De acordo com todos os estudos científicos epidemiológicos realizados com a população surfista, um dos locais do corpo que mais frequentemente traumatizada durante o surfe é a região cranioencefálica (30 a 45%). Não importando a condição do mar ou o nível do surfista, os trabalhos mostram que a cabeça é facilmente atingida durante a prática. O mecanismo mais frequente é o trauma contra a própria prancha (70%), principalmente após uma vaca.
Por tratar-se de uma modalidade aquática, o risco de afogamento é eminente, e após um TCE (trauma cranioencefálico) esse aumenta muito, podendo até levar a morte.
Locais de alta concentração de surfistas também merecem atenção especial, uma vez que não só a própria prancha, mas a de todos que estão ao redor oferecem risco.
A população praticante infantil é uma forte candidata ao uso do capacete pois além de oferecer uma proteção ao trauma da cabeça, o capacete protege o ducto auditivo dos ventos e do frio.
É importante lembrar também das piscinas, ondas fortes num local raso. Eu mesmo, assim como muitos amigos surfistas, quando tive a oportunidade de surfar lá, bati a cabeça no fundo.
Porque não usar capacete? Debatendo com alguns surfistas experientes, existem algumas razões:
1 Perda da sensibilidade auditiva: esse estimulo é muito importante para o surfista em relação ao seu posicionamento e deslocamento. Com o capacete, essa percepção fica muito diminuída, afetando na capacidade e performance do surfista.
2 Repuxo: apesar dos modelos mais recentes apresentarem uma tecnologia de escoamento, o capacete ainda oferece grande atrito e arrasto na água, dessa forma, quando o surfista cai ou fura onda, ele sofre uma força contrária ao seu deslocamento, causando um desconforto muito grande, além de estressar a região cervical.
3 Alto custo: ainda a maioria dos capacetes são desenvolvidos com muita tecnologia importada e muito cara.
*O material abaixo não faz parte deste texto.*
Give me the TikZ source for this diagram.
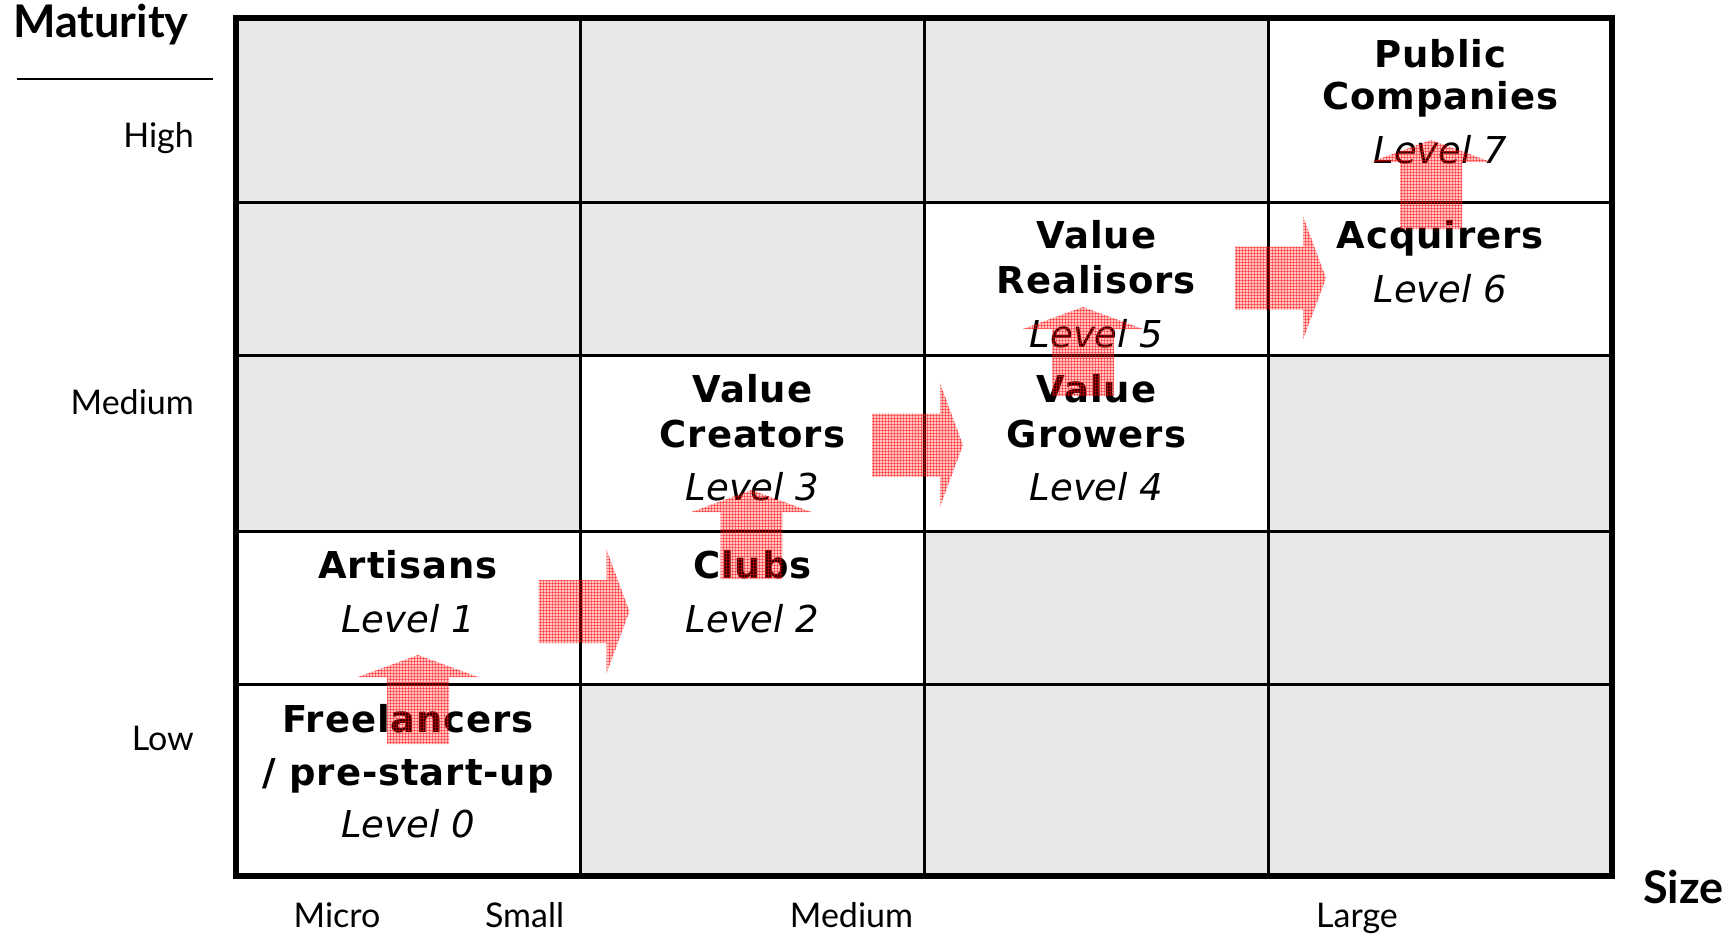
\documentclass[tikz,border=0pt]{standalone}
\usepackage{fontspec}
\setmainfont{DejaVu Sans}
\newfontfamily\stageboldfont{DejaVu Sans}[LetterSpace=2.5]
\newfontfamily\axisfont{Lato}
\usetikzlibrary{patterns}

\definecolor{cellgray}{RGB}{232,232,232}

\tikzset{
  cellfill/.style={fill=cellgray, draw=none},
  gridline/.style={line width=3pt, black},
  frameline/.style={line width=6pt, black},
  stagename/.style={anchor=base, inner sep=0pt, font=\fontsize{37}{40}\selectfont\stageboldfont\bfseries},
  stagelevel/.style={anchor=base, inner sep=0pt, font=\fontsize{37}{40}\selectfont\itshape},
  axislabel/.style={inner sep=0pt, font=\fontsize{34}{38}\selectfont\axisfont},
  axistitle/.style={inner sep=0pt, font=\fontsize{45}{50}\selectfont\axisfont\bfseries},
  blockarrow/.style={fill=red, fill opacity=0.22, draw=none},
  blockgrain/.style={pattern=grid, pattern color=red, opacity=0.45, draw=none},
}

\begin{document}
\begin{tikzpicture}[x=1pt, y=-1pt]
\useasboundingbox (0,0) rectangle (1735,934);

% column edges: 236, 580.5, 924.5, 1268.5, 1612
% row edges:    18.5, 202.5, 355.5, 531.5, 684, 876
\fill[white] (236,18.5) rectangle (1612,876);
% shaded (empty) cells
\fill[cellfill] (236,18.5)   rectangle (1268.5,202.5);
\fill[cellfill] (236,202.5)  rectangle (924.5,355.5);
\fill[cellfill] (236,355.5)  rectangle (580.5,531.5);
\fill[cellfill] (1268.5,355.5) rectangle (1612,531.5);
\fill[cellfill] (924.5,531.5) rectangle (1612,684);
\fill[cellfill] (580.5,684)  rectangle (1612,876);

% inner grid lines
\foreach \gx in {580.5, 924.5, 1268.5}
  \draw[gridline] (\gx,18.5) -- (\gx,876);
\foreach \gy in {202.5, 355.5, 531.5, 684}
  \draw[gridline] (236,\gy) -- (1612,\gy);
% outer frame
\draw[frameline] (236,18.5) rectangle (1612,876);

% vertical axis
\node[axistitle, anchor=base west] (maturity) at (13,38) {Maturity};
\coordinate (rulestart) at (17,79);
\coordinate (ruleend) at (213,79);
\draw[line width=2pt] (rulestart) -- (ruleend);
\node[axislabel, anchor=base east] (high) at (194,147) {High};
\node[axislabel, anchor=base east] (medium) at (194,414) {Medium};
\node[axislabel, anchor=base east] (low) at (194,750) {Low};

% horizontal axis
\node[axislabel, anchor=base] (micro) at (337,927) {Micro};
\node[axislabel, anchor=base] (small) at (524.5,927) {Small};
\node[axislabel, anchor=base] (mediumsize) at (851.5,927) {Medium};
\node[axislabel, anchor=base] (large) at (1357,927) {Large};
\node[axistitle, anchor=base west] (size) at (1643,903) {Size};

% stages
\node[stagename] (public) at (1440.25,67) {Public};
\node[stagename] (companies) at (1440.25,110) {Companies};
\node[stagelevel] (lvl7) at (1440.25,163) {Level 7};

\node[stagename] (acquirers) at (1440.25,248) {Acquirers};
\node[stagelevel] (lvl6) at (1440.25,302) {Level 6};

\node[stagename] (realisorsA) at (1096.5,248) {Value};
\node[stagename] (realisorsB) at (1096.5,293) {Realisors};
\node[stagelevel] (lvl5) at (1096.5,347) {Level 5};

\node[stagename] (growersA) at (1096.5,402) {Value};
\node[stagename] (growersB) at (1096.5,447) {Growers};
\node[stagelevel] (lvl4) at (1096.5,500) {Level 4};

\node[stagename] (creatorsA) at (752.5,402) {Value};
\node[stagename] (creatorsB) at (752.5,447) {Creators};
\node[stagelevel] (lvl3) at (752.5,500) {Level 3};

\node[stagename] (clubs) at (752.5,578) {Clubs};
\node[stagelevel] (lvl2) at (752.5,632) {Level 2};

\node[stagename] (artisans) at (408,578) {Artisans};
\node[stagelevel] (lvl1) at (408,632) {Level 1};

\node[stagename] (freelancers) at (408,732) {Freelancers};
\node[stagename] (prestart) at (408,785) {/ pre-start-up};
\node[stagelevel] (lvl0) at (408,837) {Level 0};

% block arrows between stages
\coordinate (up1) at (418,744);
\coordinate (up2) at (751.5,579);
\coordinate (up3) at (1083,396);
\coordinate (up4) at (1431,229);
\coordinate (rt1) at (538.5,611.5);
\coordinate (rt2) at (872,445);
\coordinate (rt3) at (1235,278);

\foreach \a in {up1,up2,up3,up4}{
  \foreach \s in {blockarrow,blockgrain}
    \path[\s] (\a) ++(-31,0) -- ++(0,-67) -- ++(-29,0) -- ++(60,-22)
      -- ++(60,22) -- ++(-29,0) -- ++(0,67) -- cycle;
}
\foreach \a in {rt1,rt2,rt3}{
  \foreach \s in {blockarrow,blockgrain}
    \path[\s] (\a) ++(0,-31.5) -- ++(68,0) -- ++(0,-30.5) -- ++(23,62)
      -- ++(-23,62) -- ++(0,-30.5) -- ++(-68,0) -- cycle;
}
\end{tikzpicture}
\end{document}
4 Baixa adesão dos surfistas profissionais formadores de opinião.
5 Escassez de campanhas educativas.
6 Não obrigatoriedade.
Simpósio discute o tema
Mesmo que conseguimos enumerar mais motivos para não usar do que para usar, vale ressaltar o tema. Casos de surfistas famosos como Owen Wright e Jeremy Flores, que passaram a ser adeptos deste equipamento somente após um grave acidente, pouco foi comentado pela mídia e pelos próprios órgãos do surfe profissional.
Esportes como KiteSurfe e até mesmo snowboard, a cultura do uso (e muitas vezes a obrigatoriedade) faz com que a sua presença seja muito mais comum que no surfe.
Acredito que ainda não chegamos num design ideal, porém, além de aprofundarmos nos estudos tecnológicos do melhor modelo de capacete, penso que devemos estudar melhor os critérios e condições de seu uso. Uma das funções da medicina do surfe é essa: buscar maneiras e estratégias para manter o surfista seguro e salvo.
Em 2022 o pessoal do SID (Surf Information Data) irá promover o VII Simpósio de Saúde & Medicina do Surfe, o qual irá abordar e discutir o tema do capacete, dentre muitos outros, vale a pena participar.